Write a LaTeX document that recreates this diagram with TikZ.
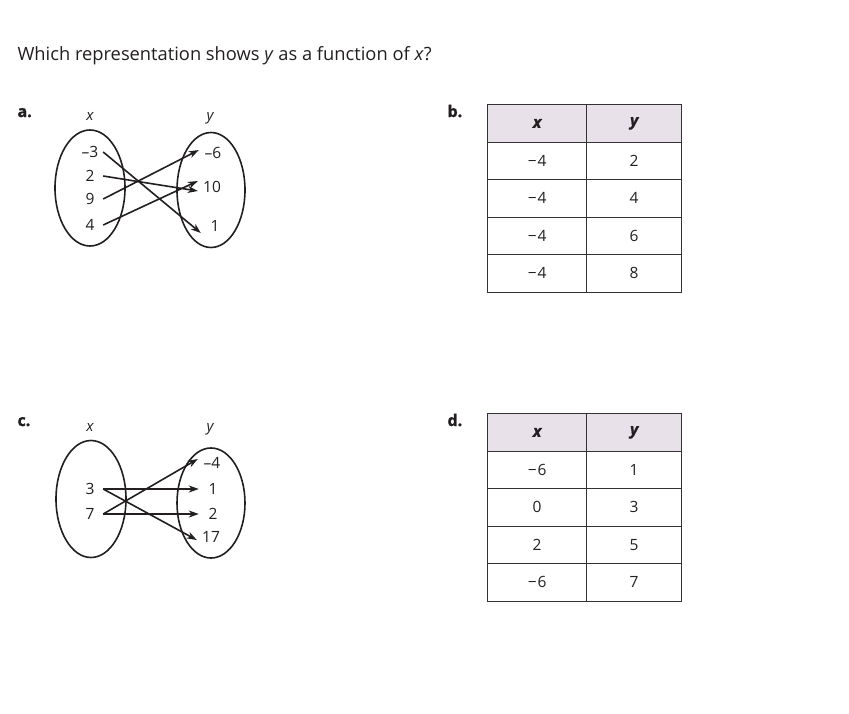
\documentclass[tikz,border=0pt]{standalone}
\usepackage{fontspec}
\setmainfont{Open Sans}[BoldFont={Open Sans Bold},BoldFeatures={FakeBold=1.5},ItalicFont={Open Sans Italic},BoldItalicFont={Open Sans Bold Italic},BoldItalicFeatures={FakeBold=1}]
\usetikzlibrary{arrows.meta,shapes.geometric}
\definecolor{hdr}{RGB}{232,225,234}
\definecolor{tline}{RGB}{50,50,50}
\definecolor{ink}{RGB}{35,31,32}
\begin{document}
\begin{tikzpicture}[x=1pt,y=-1pt,
  every node/.style={font=\fontsize{15.5}{19}\selectfont, text=ink},
  lval/.style={inner sep=0pt, minimum width=26pt},
  rval/.style={inner sep=0pt, minimum width=28pt},
  oval/.style={draw=ink, line width=1.6pt},
  map/.style={draw=ink, line width=1.6pt, -{Stealth[length=10pt,width=7pt,inset=3pt]}},
  lab/.style={font=\bfseries\fontsize{16}{19}\selectfont, anchor=base west},
  axl/.style={font=\itshape\fontsize{15}{18}\selectfont, anchor=base},
  cell/.style={draw=tline, line width=1.3pt, minimum height=37.5pt, inner sep=0pt, anchor=north west},
  cx/.style={cell, minimum width=99pt},
  cy/.style={cell, minimum width=95pt},
  hx/.style={cx, fill=hdr, font=\bfseries\itshape\fontsize{16}{19}\selectfont},
  hy/.style={cy, fill=hdr, font=\bfseries\itshape\fontsize{16}{19}\selectfont}
]
\useasboundingbox[fill=white] (0,0) rectangle (849,713);

\node[anchor=base west, font=\fontsize{18.3}{22}\selectfont] (title) at (14,60) {Which representation shows \textit{y} as a function of \textit{x}?};

% ---------- a ----------
\node[lab] (la) at (14,117) {a.};
\node[axl] (ax) at (90,120) {x};
\node[axl] (ay) at (210,120) {y};
\node[oval, ellipse, minimum width=70pt, minimum height=116pt] (aL) at (90,188) {};
\node[oval, ellipse, minimum width=68pt, minimum height=115pt] (aR) at (211,190) {};
\node[lval] (am3) at (90,152) {–3};
\node[lval] (a2) at (90,176) {2};
\node[lval] (a9) at (90,199) {9};
\node[lval] (a4) at (90,225) {4};
\node[rval] (am6) at (213,153) {–6};
\node[rval] (a10) at (212,187) {10};
\node[rval] (a1) at (215,226) {1};
\draw[map] (am3.east) -- ([yshift=-7pt]a1.west);
\draw[map] (a2.east) -- ([yshift=-4pt]a10.west);
\draw[map] (a9.east) -- ([yshift=3pt]am6.west);
\draw[map] (a4.east) -- ([yshift=6pt]a10.west);

% ---------- c ----------
\node[lab] (lc) at (14,426) {c.};
\node[axl] (cxl) at (90,431) {x};
\node[axl] (cyl) at (210,431) {y};
\node[oval, ellipse, minimum width=70pt, minimum height=117pt] (cL) at (91,499) {};
\node[oval, ellipse, minimum width=68pt, minimum height=110pt] (cR) at (211,503) {};
\node[lval] (c3) at (90,489) {3};
\node[lval] (c7) at (90,514) {7};
\node[rval] (cm4) at (212,463) {–4};
\node[rval] (c1) at (213,489) {1};
\node[rval] (c2) at (213,514) {2};
\node[rval] (c17) at (211,537) {17};
\draw[map] (c3.east) -- (c1.west);
\draw[map] (c3.east) -- ([yshift=-3pt]c17.west);
\draw[map] (c7.east) -- ([yshift=4pt]cm4.west);
\draw[map] (c7.east) -- (c2.west);

% ---------- b ----------
\node[lab] (lb) at (444,117) {b.};
\node[hx] (bh1) at (487,104) {x};
\node[hy] (bh2) at (586,104) {y};
\node[cx] (b11) at (487,141.5) {−\kern1pt 4};
\node[cy] (b12) at (586,141.5) {2};
\node[cx] (b21) at (487,179) {−\kern1pt 4};
\node[cy] (b22) at (586,179) {4};
\node[cx] (b31) at (487,216.5) {−\kern1pt 4};
\node[cy] (b32) at (586,216.5) {6};
\node[cx] (b41) at (487,254) {−\kern1pt 4};
\node[cy] (b42) at (586,254) {8};

% ---------- d ----------
\node[lab] (ld) at (444,426) {d.};
\node[hx] (dh1) at (487,413) {x};
\node[hy] (dh2) at (586,413) {y};
\node[cx] (d11) at (487,450.5) {−\kern1pt 6};
\node[cy] (d12) at (586,450.5) {1};
\node[cx] (d21) at (487,488) {0};
\node[cy] (d22) at (586,488) {3};
\node[cx] (d31) at (487,525.5) {2};
\node[cy] (d32) at (586,525.5) {5};
\node[cx] (d41) at (487,563) {−\kern1pt 6};
\node[cy] (d42) at (586,563) {7};
\end{tikzpicture}
\end{document}
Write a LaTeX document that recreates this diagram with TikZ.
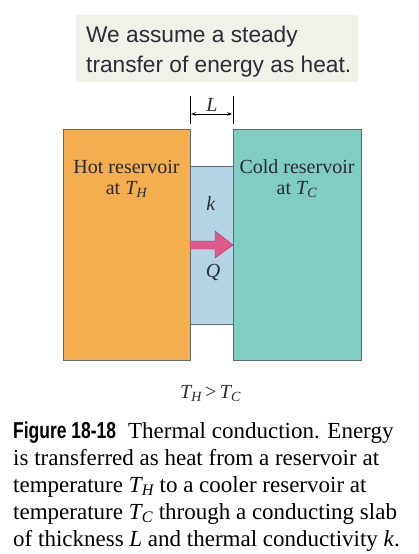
\documentclass[tikz,border=0pt]{standalone}
\usepackage{fontspec}
\setmainfont{Liberation Serif}
\newfontfamily\notefont{Liberation Sans}
\usetikzlibrary{arrows.meta}
\definecolor{hotc}{HTML}{F5AE4F}
\definecolor{coldc}{HTML}{80CDC1}
\definecolor{slabc}{HTML}{B5D5E5}
\definecolor{edgec}{HTML}{5F6A72}
\definecolor{notebg}{HTML}{F0F1E9}
\definecolor{notetx}{HTML}{2A2D33}
\definecolor{txtc}{HTML}{2A2A33}
\definecolor{heatc}{HTML}{E0588A}
\definecolor{heatedge}{HTML}{A8345E}
\newcommand\myvar[1]{{\itshape #1\/}}
\newcommand\symTH{\myvar{T}\kern-0.05em\textsubscript{\itshape H}}
\newcommand\symTC{\myvar{T}\kern-0.05em\textsubscript{\itshape C}}
\tikzset{
  box/.style={draw=edgec, line width=0.8pt},
  lbl/.style={font=\fontsize{20}{21}\selectfont, text=txtc, inner sep=0pt, align=center},
  captext/.style={anchor=base west, inner sep=0pt, font=\fontsize{23}{24}\selectfont, text=black},
  dimline/.style={line width=0.7pt, draw=black}
}
\begin{document}
\begin{tikzpicture}[x=1pt,y=-1pt]
\useasboundingbox (0,0) rectangle (418,554);
% note
\fill[notebg] (75.5,15) rectangle (357.5,82);
\node[anchor=base west, inner sep=0pt, text=notetx, font=\notefont\fontsize{22.7}{30}\selectfont] (n1) at (86,42) {We assume a steady};
\node[anchor=base west, inner sep=0pt, text=notetx, font=\notefont\fontsize{22.7}{30}\selectfont] (n2) at (86,72) {transfer of energy as heat.};
% boxes
\path[box, fill=slabc] (190,166) rectangle (233,324);
\path[box, fill=hotc] (63,129) rectangle (190,360);
\path[box, fill=coldc] (233,129) rectangle (361,360);
\coordinate (hl) at (190,96);
\coordinate (hr) at (233,96);
\coordinate (hlb) at (190,124);
\coordinate (hrb) at (233,124);
\draw[dimline] (hl) -- (hlb);
\draw[dimline] (hr) -- (hrb);
\coordinate (da) at (191,114);
\coordinate (db) at (232,114);
\draw[line width=0.6pt, {Stealth[length=5pt,width=3.5pt]}-{Stealth[length=5pt,width=3.5pt]}] (da) -- (db);
\node[lbl, anchor=base] (L) at (212,111) {\myvar{L}};
% labels
\node[lbl, anchor=base] (h1) at (126.5,173) {Hot reservoir};
\node[lbl, anchor=base] (h2) at (126.5,194) {at \symTH};
\node[lbl, anchor=base] (c1) at (297,173) {Cold reservoir};
\node[lbl, anchor=base] (c2) at (297,194) {at \symTC};
\node[lbl, anchor=base] (k) at (211,210) {\myvar{k}};
\node[lbl, anchor=base] (Q) at (213,277) {\myvar{Q}};
% heat arrow
\path[fill=heatc, draw=heatedge, line width=0.4pt] (190,241) -- (215,241) -- (215,231) -- (233,245) -- (215,258) -- (215,249) -- (190,249) -- cycle;
\node[lbl, anchor=base] (ineq) at (210.5,398) {\symTH\,>\,\symTC};
% caption
\node[captext] (l1) at (13,438) {{\notefont\bfseries\scalebox{0.76}[1]{Figure 18-18}}\hspace{12pt}Thermal conduction. Energy};
\node[captext] (l2) at (13,465) {is transferred as heat from a reservoir at};
\node[captext] (l3) at (13,492) {temperature \symTH{} to a cooler reservoir at};
\node[captext] (l4) at (13,519) {temperature \symTC{} through a conducting slab};
\node[captext] (l5) at (13,546) {of thickness \myvar{L} and thermal conductivity \myvar{k}.};
\end{tikzpicture}
\end{document}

» **Aim of the task**
Give again, exactly, the lines from the start of the data through the one holding "(title) at (14,60)"; omit the pictures.

» **Task result**
Write a LaTeX document that recreates this diagram with TikZ.
\documentclass[tikz,border=0pt]{standalone}
\usepackage{fontspec}
\setmainfont{Open Sans}[BoldFont={Open Sans Bold},BoldFeatures={FakeBold=1.5},ItalicFont={Open Sans Italic},BoldItalicFont={Open Sans Bold Italic},BoldItalicFeatures={FakeBold=1}]
\usetikzlibrary{arrows.meta,shapes.geometric}
\definecolor{hdr}{RGB}{232,225,234}
\definecolor{tline}{RGB}{50,50,50}
\definecolor{ink}{RGB}{35,31,32}
\begin{document}
\begin{tikzpicture}[x=1pt,y=-1pt,
  every node/.style={font=\fontsize{15.5}{19}\selectfont, text=ink},
  lval/.style={inner sep=0pt, minimum width=26pt},
  rval/.style={inner sep=0pt, minimum width=28pt},
  oval/.style={draw=ink, line width=1.6pt},
  map/.style={draw=ink, line width=1.6pt, -{Stealth[length=10pt,width=7pt,inset=3pt]}},
  lab/.style={font=\bfseries\fontsize{16}{19}\selectfont, anchor=base west},
  axl/.style={font=\itshape\fontsize{15}{18}\selectfont, anchor=base},
  cell/.style={draw=tline, line width=1.3pt, minimum height=37.5pt, inner sep=0pt, anchor=north west},
  cx/.style={cell, minimum width=99pt},
  cy/.style={cell, minimum width=95pt},
  hx/.style={cx, fill=hdr, font=\bfseries\itshape\fontsize{16}{19}\selectfont},
  hy/.style={cy, fill=hdr, font=\bfseries\itshape\fontsize{16}{19}\selectfont}
]
\useasboundingbox[fill=white] (0,0) rectangle (849,713);

\node[anchor=base west, font=\fontsize{18.3}{22}\selectfont] (title) at (14,60) {Which representation shows \textit{y} as a function of \textit{x}?};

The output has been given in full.